Monday 8 October 2007

Trio share Nobel Prize in medicine


Mario R. Capecchi, Oliver Smithies and Sir Martin J. Evans won the 2007 Nobel Prize in medicine on Monday for groundbreaking discoveries that led to a technique for manipulating mouse genes.


The widely used process has helped scientists use mice to study heart disease, diabetes, cancer, cystic fibrosis and other diseases.


Capecchi, 70, who was born in Italy, is at the University of Utah in Salt Lake City. Smithies, 82, born in Britain, is at the University of North Carolina in Chapel Hill. Evans is at Cardiff University in England.


This year's Nobel Laureates have made a series of ground-breaking discoveries concerning embryonic stem cells and DNA recombination in mammals. Their discoveries led to the creation of an immensely powerful technology referred to as gene targeting in mice. It is now being applied to virtually all areas of biomedicine – from basic research to the development of new therapies.

Gene targeting is often used to inactivate single genes. Such gene "knockout" experiments have elucidated the roles of numerous genes in embryonic development, adult physiology, aging and disease. To date, more than ten thousand mouse genes (approximately half of the genes in the mammalian genome) have been knocked out. Ongoing international efforts will make "knockout mice" for all genes available within the near future.

With gene targeting it is now possible to produce almost any type of DNA modification in the mouse genome, allowing scientists to establish the roles of individual genes in health and disease. Gene targeting has already produced more than five hundred different mouse models of human disorders, including cardiovascular and neuro-degenerative diseases, diabetes and cancer. (nobelprize.org)

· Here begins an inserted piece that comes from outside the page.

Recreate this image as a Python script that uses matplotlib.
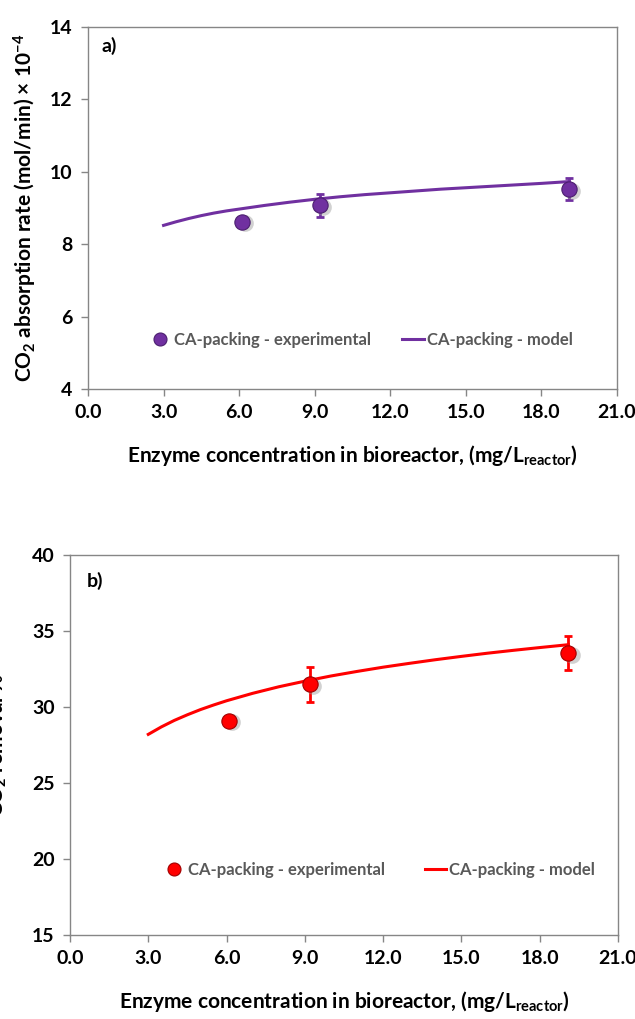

"Gene targeting has pervaded all fields of biomedicine. Its impact on the understanding of gene function and its benefits to mankind will continue to increase over many years to come," the award citation said.


Capecchi's work has uncovered the roles of genes involved in organ development in mammals, the committee said. Evans has developed strains of gene-altered mice to study cystic fibrosis, and Smithies has created strains to study such conditions as high blood pressure and heart disease.


The medicine prize was the first of the six prestigious awards to be announced this year. The others are chemistry, physics, literature, peace and economics.


The prizes are handed out every year on Dec. 10, the anniversary of award founder Alfred Nobel's death in 1896.